You really don't understand latent heat of fusion and latent heat of evaporation do you? See the kitchen stove example again.
Some foolish Disciple of Darkstar wrote:1: Asteroid Density:
We already know, thanks to Righteous Fist of Heaven, that the asteroid field was made up of two colliding planets.
What do we know about planets? They tend to have a solid crust with a molten interior. The interior is under vast pressure from the surface pushing down on it.
What happens to a liquid under pressure when the pressure is suddenly released? Dissolved gasses in the liquid bubble out violently. This holds true for everything from a suddenly-opened champagne bottle to a diver who gets the bends when he rised from the depths too quickly (Dissolved gas in his blood bubbles) to hot lava, which bubbles and usually winds up freezing as foamy rock like scoria or pumice which actually floats on water. Certain volcanic stones, notably Obsidian and Basalt, have few bubbles, but they typically are from long-standing flows in which the gas has had time to escape before the lava cooled.
We know from volcanoes alone that underground magma has loads of such dissolved gas in it, typically sulphurous fumes. Upon shattering in the impact, the core and the mantle of the planet would go from unholy amounts of pressure to almost none, while simultaneously being exposed to such low pressure that they would exceed their boiling point. As the gasses turn the liquids into froth, they boil with their own vapors and freeze at the same time from evaporative cooling. The net result is quite likely to be asteroids that are almost entirely vacuum or diffuse gas with little solid material, asteroids, in short, with density lower than water. The crust would, of course, be mainly solid fragments so you'd wind up with a few of those mixed in the batch.

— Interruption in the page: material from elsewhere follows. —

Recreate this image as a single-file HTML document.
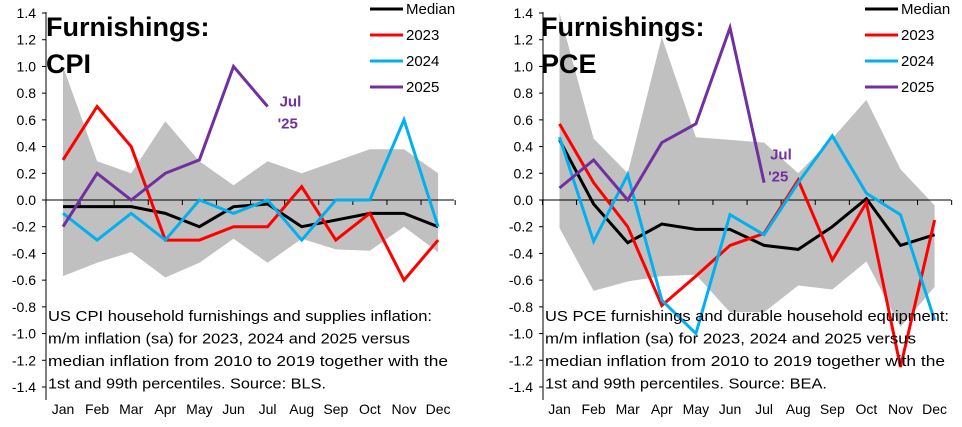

I won't pretend I'm not laughing at this. You actually believe that when two FUCKING PLANETS collide that they will not release ungodly amounts of energy? With the energies involved you are going to get huge volumes of liquified planet that will bear little if any semblence to their former state of affairs. The resultant asteroids, as they cool, will still form mineral formations jsut as they did to form our world in the first place. What does this mean?
1) If you are foolish enough to believe that the low energy events (relatively) like lava boiling out of the ground at all resembles the collision of two planets well then...shite I can't even find words to describe how stupid you would be for still thinking that.
2) Until you learn a little about asteroid formation, identification, and composition I'd ask you to refrain from pretending you understand what is going on.
3) Your continued ignorance of basic thermodynamic principles, laws, and terminology is so laughable I question how you can oeprate a computer safely with that little brain power.
Some foolish Disciple of Darkstar wrote:The result for our debate? The TESB Asteroid shot could easily have been against a very lightweight asteroid with a density lower than styrofoam. This fits:
A: Scientific and observed facts (Real-life examples pointed out above).
Before you say real-life examples please chose some that actually apply to asteroids formed by the collision of two planets as oppossed to volcanic rocks.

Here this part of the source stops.